- Data block:
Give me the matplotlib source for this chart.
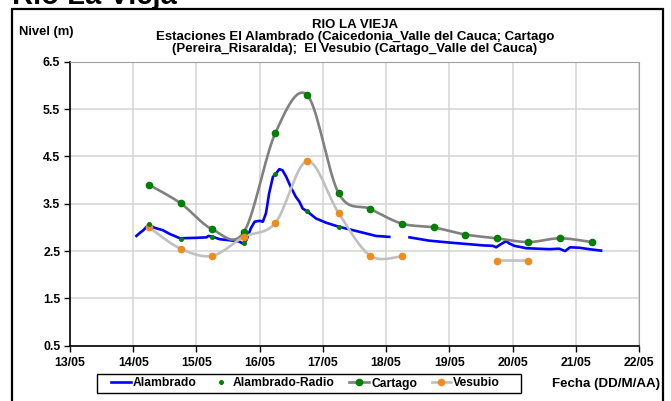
import numpy as np
import matplotlib
matplotlib.use("Agg")
import matplotlib.pyplot as plt
from matplotlib.patches import Rectangle

plt.rcParams['font.family'] = ['Liberation Sans', 'DejaVu Sans']
plt.rcParams['font.weight'] = 'bold'

# x values are days counted from 13/05 00:00
day_labels = ['13/05', '14/05', '15/05', '16/05', '17/05', '18/05',
              '19/05', '20/05', '21/05', '22/05']
y_ticks = [0.5, 1.5, 2.5, 3.5, 4.5, 5.5, 6.5]

# Alambrado (continuous record, gap on 18/05)
alam_t = [1.05, 1.11, 1.16, 1.25, 1.32, 1.47, 1.58, 1.74, 2.00, 2.16, 2.19,
          2.26, 2.37, 2.52, 2.68, 2.73, 2.79, 2.86, 2.92, 3.00, 3.05, 3.10,
          3.15, 3.21, 3.26, 3.31, 3.36, 3.42, 3.49, 3.57, 3.63, 3.68, 3.76,
          3.89, 4.05, 4.26, 4.42, 4.63, 4.84, 5.05, 5.20,
          5.37, 5.68, 6.00, 6.27, 6.53, 6.69, 6.74, 6.82, 6.90, 6.95, 7.03,
          7.22, 7.58, 7.74, 7.83, 7.91, 8.06, 8.21, 8.40]
alam_v = [2.82, 2.89, 2.94, 3.07, 3.00, 2.94, 2.86, 2.77, 2.78, 2.79, 2.82,
          2.80, 2.75, 2.73, 2.70, 2.66, 2.73, 2.98, 3.12, 3.14, 3.12, 3.30,
          3.72, 4.07, 4.14, 4.23, 4.21, 4.07, 3.86, 3.65, 3.54, 3.40, 3.33,
          3.19, 3.10, 3.01, 2.96, 2.89, 2.82, 2.80, np.nan,
          2.79, 2.72, 2.68, 2.65, 2.62, 2.61, 2.58, 2.65, 2.71, 2.66, 2.61,
          2.56, 2.54, 2.55, 2.50, 2.58, 2.57, 2.54, 2.51]

# Alambrado-Radio readings
radio_t = [1.25, 1.75, 2.25, 2.75, 3.25, 3.75, 4.25]
radio_v = [3.08, 2.76, 2.80, 2.66, 4.12, 3.34, 3.00]

# Cartago and Vesubio readings (06:00 and 18:00)
read_t = [1.25, 1.75, 2.25, 2.75, 3.25, 3.75, 4.25, 4.75, 5.25, 5.75,
          6.25, 6.75, 7.25, 7.75, 8.25]
cartago_v = [3.90, 3.51, 2.96, 2.90, 5.00, 5.80, 3.72, 3.39, 3.08, 3.00,
             2.85, 2.77, 2.69, 2.77, 2.69]
vesubio_v = [3.00, 2.55, 2.40, 2.80, 3.10, 4.40, 3.30, 2.40, 2.39, np.nan,
             np.nan, 2.30, 2.30, np.nan, np.nan]


def smooth(xs, ys, n=20):
    # Excel style smoothed line (bezier through the points), NaN breaks it
    xs = np.asarray(xs, float)
    ys = np.asarray(ys, float)
    out_x, out_y = [], []
    idx = np.where(~np.isnan(ys))[0]
    segs = np.split(idx, np.where(np.diff(idx) != 1)[0] + 1)
    for s in segs:
        px, py = xs[s], ys[s]
        if len(s) < 3:
            out_x += list(px) + [np.nan]
            out_y += list(py) + [np.nan]
            continue
        for i in range(len(s) - 1):
            x0, y0 = (px[i - 1], py[i - 1]) if i > 0 else (px[i], py[i])
            x3, y3 = (px[i + 2], py[i + 2]) if i + 2 < len(s) else (px[i + 1], py[i + 1])
            x1, y1, x2, y2 = px[i], py[i], px[i + 1], py[i + 1]
            c1x, c1y = x1 + (x2 - x0) / 6, y1 + (y2 - y0) / 6
            c2x, c2y = x2 - (x3 - x1) / 6, y2 - (y3 - y1) / 6
            t = np.linspace(0, 1, n)
            bx = (1-t)**3*x1 + 3*(1-t)**2*t*c1x + 3*(1-t)*t**2*c2x + t**3*x2
            by = (1-t)**3*y1 + 3*(1-t)**2*t*c1y + 3*(1-t)*t**2*c2y + t**3*y2
            out_x += list(bx)
            out_y += list(by)
        out_x.append(np.nan)
        out_y.append(np.nan)
    return out_x, out_y


W, H = 671, 401
fig = plt.figure(figsize=(W / 100, H / 100), dpi=100)
ax = fig.add_axes([70 / W, 1 - 345.7 / H, 569 / W, 283.9 / H])

green = '#008000'
orange = '#f08c1e'

ax.plot(alam_t, alam_v, color='#0000ff', lw=1.9, zorder=3)
ax.plot(radio_t, radio_v, 'o', color=green, ms=2.6, zorder=6)
cx, cy = smooth(read_t, cartago_v)
ax.plot(cx, cy, color='#808080', lw=1.9, zorder=4)
ax.plot(read_t, cartago_v, 'o', color=green, ms=4.5, zorder=5)
vx, vy = smooth(read_t, vesubio_v)
ax.plot(vx, vy, color='#c0c0c0', lw=1.9, zorder=4)
ax.plot(read_t, vesubio_v, 'o', color=orange, ms=4.5, zorder=5)

ax.set_xlim(0, 9)
ax.set_ylim(0.5, 6.5)
ax.set_xticks(range(10))
ax.set_xticklabels(day_labels)
ax.set_yticks(y_ticks)
ax.set_yticklabels(['%.1f' % v for v in y_ticks])
ax.tick_params(labelsize=8.8, length=4, width=1, direction='out')
ax.tick_params(axis='x', pad=4)
ax.tick_params(axis='y', pad=3)
ax.grid(True, color='#d4d4d4', lw=1.1)
ax.set_axisbelow(True)
for side in ['top', 'right']:
    ax.spines[side].set_color('#a0a0a0')
for side in ['left', 'bottom']:
    ax.spines[side].set_color('black')
    ax.spines[side].set_linewidth(1.2)

# legend handles
h1, = ax.plot([], [], color='#0000ff', lw=1.9)
h2, = ax.plot([], [], 'o', color=green, ms=2.6)
h3, = ax.plot([], [], color='#808080', lw=1.9, marker='o', mfc=green, mec=green, ms=4.5)
h4, = ax.plot([], [], color='#c0c0c0', lw=1.9, marker='o', mfc=orange, mec=orange, ms=4.5)
leg = fig.legend([h1, h2, h3, h4], ['Alambrado', 'Alambrado-Radio', 'Cartago', 'Vesubio'],
                 loc='center left', bbox_to_anchor=(111 / W, 1 - 383.5 / H), ncol=4,
                 fontsize=8.7, frameon=False, borderpad=0, borderaxespad=0,
                 handlelength=1.65, handletextpad=0.15, columnspacing=1.2)
fig.patches.append(Rectangle((97 / W, 1 - 393 / H), 424 / W, 19 / H,
                             transform=fig.transFigure, fill=False,
                             edgecolor='black', lw=1.0))

fig.text(660 / W, 1 - 383.5 / H, 'Fecha (DD/M/AA)', ha='right', va='center', fontsize=9.6)
fig.text(19 / W, 1 - 32 / H, 'Nivel (m)', ha='left', va='center', fontsize=9.4)
fig.text(355 / W, 1 - 37 / H, 'RIO LA VIEJA\nEstaciones El Alambrado (Caicedonia_Valle del Cauca; Cartago\n'
         '(Pereira_Risaralda);  El Vesubio (Cartago_Valle del Cauca)',
         ha='center', va='center', fontsize=9.5, linespacing=1.0)
fig.text(12 / W, 1 - 4 / H, 'Rio La Vieja', ha='left', va='baseline', fontsize=21)

# chart border
fig.patches.append(Rectangle((12 / W, -0.05), 651 / W, 1.05 - 9 / H,
                             transform=fig.transFigure, fill=False,
                             edgecolor='black', lw=1.6))

fig.savefig('out.png', dpi=100)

- Description of the task: Quote, please, every line of the material above from its start through the line that has "plt.rcParams['font.weight'] = 'bold'", reproducing the words exactly and dropping any images.

- Solution to this problem:
Give me the matplotlib source for this chart.
import numpy as np
import matplotlib
matplotlib.use("Agg")
import matplotlib.pyplot as plt
from matplotlib.patches import Rectangle

plt.rcParams['font.family'] = ['Liberation Sans', 'DejaVu Sans']
plt.rcParams['font.weight'] = 'bold'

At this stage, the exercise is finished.